EAST LIVERPOOL -The Columbiana County Port Authority is reviving efforts to bring high-speed wireless Internet service to the county.

The Port Authority board voted at Monday's meeting to hire the Columbus consulting firm of Ice Miller Whiteboard LLC to apply for a state grant to study the financial feasibility of bringing wireless broadband service to the county. If the study results are favorable, the port authority would seek a state loan to implement the plan.

Icemiller Whiteboard's fee is $5,000, with the port authority contributing $2,000, and the city of East Liverpool and village of Wellsville contributing $1,500 each. Port CEO Tracy Drake said the plan is to bring wireless Internet to these two communities first and then expand northward across the rest of the county.

"What we're doing is we're going to see what we can do and at what cost," Drake said.

This is the port authority's second attempt to bring high-speed Internet service to the entire county. In 2010, the board contracted with Omnicity, an Indiana company specializing in bringing high-speed Internet service to rural areas and underserved towns. By mid 2011, Omnicity had filed bankruptcy and was later sold, but not before managing to get high-speed Internet service to at least one of the 18 townships in the county.

Meanwhile, the problem may be solving itself somewhat. There are private operators in the county offering both dial-up as well as wireless Internet services. Also, in 2011 a company by the name of Horizon Telecom launched efforts under a federally funded state initiative to extend high-speed Internet service to the 34 Ohio counties that are part of the Appalachian region, which includes Columbiana County.

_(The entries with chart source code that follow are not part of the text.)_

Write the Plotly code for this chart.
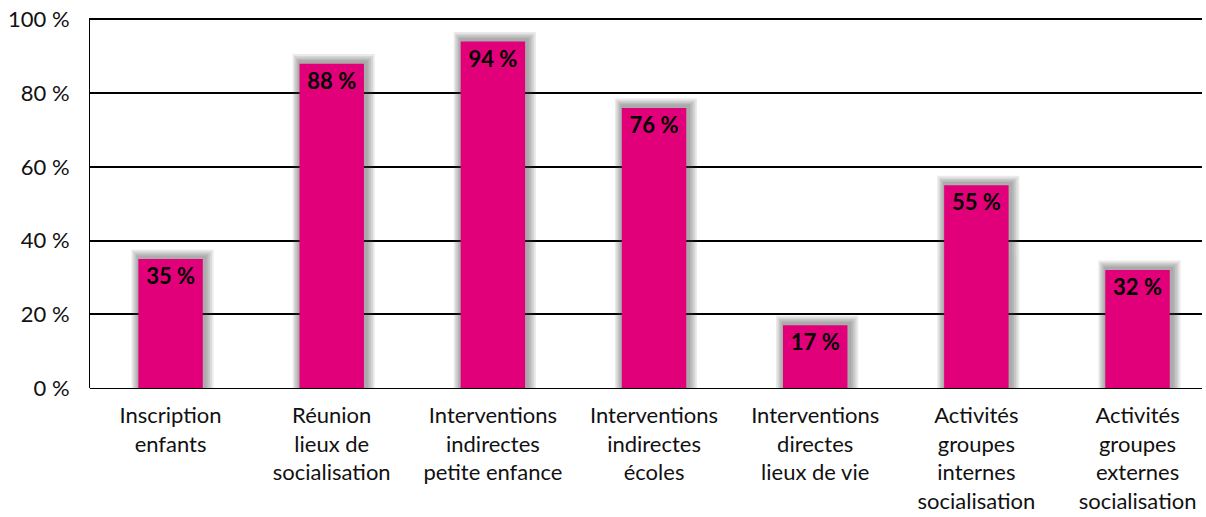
import plotly.graph_objects as go

CATEGORIES = [
    "Inscription<br>enfants",
    "Réunion<br>lieux de<br>socialisation",
    "Interventions<br>indirectes<br>petite enfance",
    "Interventions<br>indirectes<br>écoles",
    "Interventions<br>directes<br>lieux de vie",
    "Activités<br>groupes<br>internes<br>socialisation",
    "Activités<br>groupes<br>externes<br>socialisation",
]
VALUES = [35, 88, 94, 76, 17, 55, 32]
TICK_VALUES = [0, 20, 40, 60, 80, 100]
TICK_LABELS = ["0 %", "20 %", "40 %", "60 %", "80 %", "100 %"]

MAGENTA = "#e2007a"
FONT = "Lato"

x_pos = list(range(len(CATEGORIES)))

fig = go.Figure()

# soft drop shadow behind each bar (stacked translucent layers)
for w, dx, dy in [(0.51, 0.012, 2.6), (0.49, 0.011, 2.1), (0.47, 0.01, 1.7), (0.45, 0.009, 1.3), (0.43, 0.008, 0.9)]:
    fig.add_trace(
        go.Bar(
            x=[p + dx for p in x_pos],
            y=[v + dy for v in VALUES],
            width=w,
            marker=dict(color="rgb(60,60,60)", line_width=0),
            opacity=0.1,
            hoverinfo="skip",
            showlegend=False,
        )
    )

fig.add_trace(
    go.Bar(
        x=x_pos,
        y=VALUES,
        width=0.40,
        marker=dict(color=MAGENTA, line_width=0),
        text=[f"{v} %" for v in VALUES],
        textposition="inside",
        insidetextanchor="end",
        textangle=0,
        textfont=dict(family=FONT, size=22, color="black", weight="bold"),
        constraintext="none",
        showlegend=False,
    )
)

fig.update_layout(
    barmode="overlay",
    width=1206,
    height=517,
    margin=dict(l=90, r=4, t=18, b=129),
    paper_bgcolor="white",
    plot_bgcolor="white",
    font=dict(family=FONT, size=22, color="#111111"),
    xaxis=dict(
        tickmode="array",
        tickvals=x_pos,
        ticktext=CATEGORIES,
        range=[-0.5, 6.4],
        showgrid=False,
        zeroline=False,
        showline=False,
        ticks="",
        automargin=False,
        ticklabeloverflow="allow",
        ticklabelstandoff=12,
        tickfont=dict(family=FONT, size=22, color="#111111"),
    ),
    yaxis=dict(
        range=[0, 100.4],
        tickmode="array",
        tickvals=TICK_VALUES,
        ticktext=TICK_LABELS,
        showgrid=True,
        gridcolor="black",
        gridwidth=2,
        zeroline=True,
        zerolinecolor="black",
        zerolinewidth=1,
        showline=True,
        linecolor="black",
        linewidth=1,
        ticks="",
        automargin=False,
        ticklabeloverflow="allow",
        ticklabelstandoff=15,
        tickfont=dict(family=FONT, size=22, color="#111111"),
    ),
)

# drop the default 8px body margin so the figure fills the window
fig.write_html(
    "out.html",
    config={"displayModeBar": False},
    post_script="document.body.style.margin = '0';",
)
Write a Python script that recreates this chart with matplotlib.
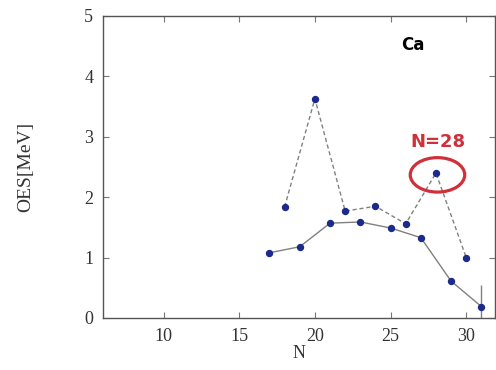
import matplotlib
matplotlib.use("Agg")
import matplotlib.pyplot as plt
from matplotlib.patches import Ellipse

# Odd-even staggering of Ca isotopes
n_odd = [17, 19, 21, 23, 25, 27, 29, 31]
oes_odd = [1.08, 1.18, 1.57, 1.59, 1.49, 1.33, 0.61, 0.19]

n_even = [18, 20, 22, 24, 26, 28, 30]
oes_even = [1.84, 3.63, 1.77, 1.85, 1.56, 2.40, 1.00]

err_n = [31]
err_val = [0.19]
err_size = [0.36]

x_ticks = [10, 15, 20, 25, 30]
y_ticks = [0, 1, 2, 3, 4, 5]

serif = ["Liberation Serif", "DejaVu Serif"]
marker_col = "#1c2a8c"
line_col = "#808080"

fig = plt.figure(figsize=(4.96, 3.70), dpi=100)
ax = fig.add_axes([103 / 496, 52 / 370, 392 / 496, 302 / 370])

ax.plot(n_odd, oes_odd, "-", color=line_col, lw=1.0, zorder=2)
ax.plot(n_even, oes_even, "--", color=line_col, lw=1.0, dashes=(3, 2), zorder=2)
ax.errorbar(err_n, err_val, yerr=err_size, fmt="none", ecolor=line_col,
            elinewidth=1.0, capsize=0, zorder=2)
ax.plot(n_odd, oes_odd, "o", color=marker_col, ms=4.3, zorder=3)
ax.plot(n_even, oes_even, "o", color=marker_col, ms=4.3, zorder=3)

ax.add_patch(Ellipse((28.1, 2.37), 3.6, 0.57, fill=False,
                     edgecolor="#d0303a", lw=2.3, zorder=4))
ax.text(28.1, 2.92, "N=28", color="#d0303a", fontsize=13, fontweight="bold",
        ha="center", va="center", family=["DejaVu Sans"])
ax.text(26.45, 4.52, "Ca", color="black", fontsize=12, fontweight="bold",
        ha="center", va="center", family=["DejaVu Sans"])

ax.set_xlim(6, 31.9)
ax.set_ylim(0, 5)
ax.set_xticks(x_ticks)
ax.set_yticks(y_ticks)
ax.tick_params(direction="in", top=True, right=True, length=4, width=0.8,
               color="#777777", labelsize=13, pad=7)
for lab in ax.get_xticklabels() + ax.get_yticklabels():
    lab.set_family(serif)
    lab.set_color("#333333")
for sp in ax.spines.values():
    sp.set_color("#555555")
    sp.set_linewidth(1.0)

ax.set_xlabel("N", family=serif, fontsize=13, color="#333333", labelpad=0)
ax.set_ylabel("OES[MeV]", family=serif, fontsize=14, color="#333333", labelpad=36)

fig.savefig("out.png", dpi=100)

Drake said their effort this time will be focused solely on bringing wireless high-speed Internet to those areas in the county without reliable service. The plan would likely take advantage of the existing system of fiber optic cable in the county and identify existing towers where wireless equipment could be attached.

"We know what we have but we don't what demand is out there," he said.

In other business, the board voted to extend Drake's contract for another year. Drake's contract was renewed last year, with two options to extend the contract for another year each time, which was a break from the past when he was awarded a six-year deal.

The terms and conditions of the contract remain the same. Drake is paid a base salary of $200,000, plus a vehicle allowance.

Board member Keith Chamberlin, who just came on board in March, said he had no problem voting in favor of extending Drake's contract but prefers they establish a job evaluation process in the future.